The True Heart of Public Evangelicalism
February 12, 2016
By Rev. Dr. William J. Barber II with Jonathan Wilson-Hartgrove
This post appeared originally on The News & Observer.
In a surprise turn of events, the exit polls at the Iowa caucuses showed a victory of 2016 presidential candidate Ted Cruz over Donald Trump. Pundits credit the turnout to Cruz’s advantages over Trump and the other Republican candidates—superior fund-raising and a strong campaign operation—as well as his success with Iowa’s majority voters, self-described “very conservative” evangelicals.
But “evangelical” is a label that has been hijacked and manipulated by the political establishment in America. When pundits refer again and again to the “evangelical vote,” they are leaning on the Cliff Notes of the so called “far right”—the extreme religionists who use a perverted interpretation of faith to endorse an extreme agenda.
True evangelicalism spoken from the lips and words of Jesus places concern for the poor and the broken and the battered and the imprisoned and the blind and the bruised and those made to feel unacceptable at the center of faith. This evangelicalism seeks to invite all to care for the least of these, to have a deep concern for justice and love and mercy as it relates not just the individual piety and charity but to public morality social justice and governmental policies.

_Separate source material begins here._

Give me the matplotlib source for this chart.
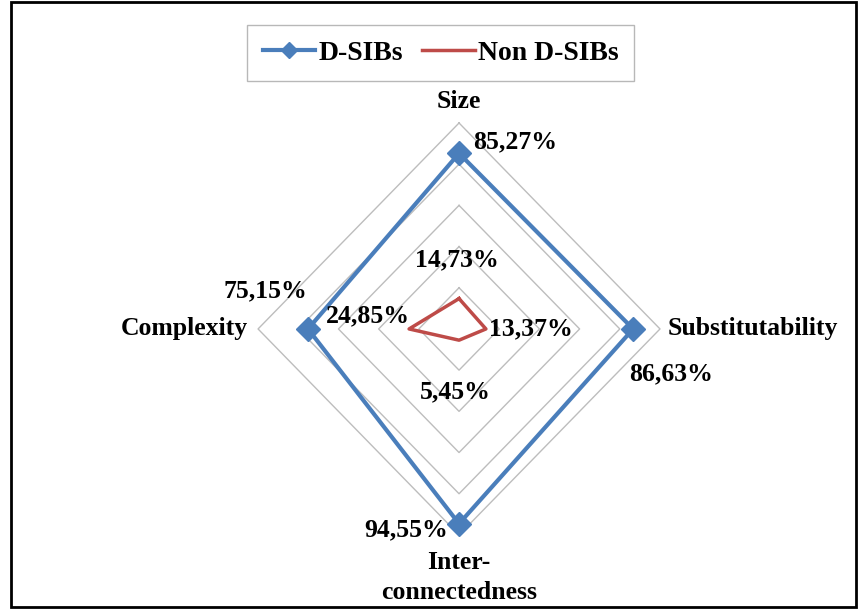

The term evangelical should have nothing to do with any political party but should reference a particular perspective and critique regarding grace, justice, love and mercy as noted in many Scriptures. For instance Luke 4:18-19 says, “The Spirit of the Lord is upon me because he has anointed me to proclaim good news to the poor, He has sent me to proclaim freedom for the prisoners and recovery of sight for the blind, to set the oppressed free, to proclaim the year of the Lords favor.”
Evangelicals most name this effort to hijack the faith of Jesus Christ and use it for purposes that are as far from the moral call of Jesus as the east is from the west. We should not allow extremists to legitimize their agenda by calling it “evangelical.”
Instead, we should work and pray to exorcise this thinking and seek to redeem the soul of America. The heart of public evangelicalism is an insistence that our nation must be born again. Our moral witness is to call people evangelically to listen to heart of the gospel, which is love and justice and mercy.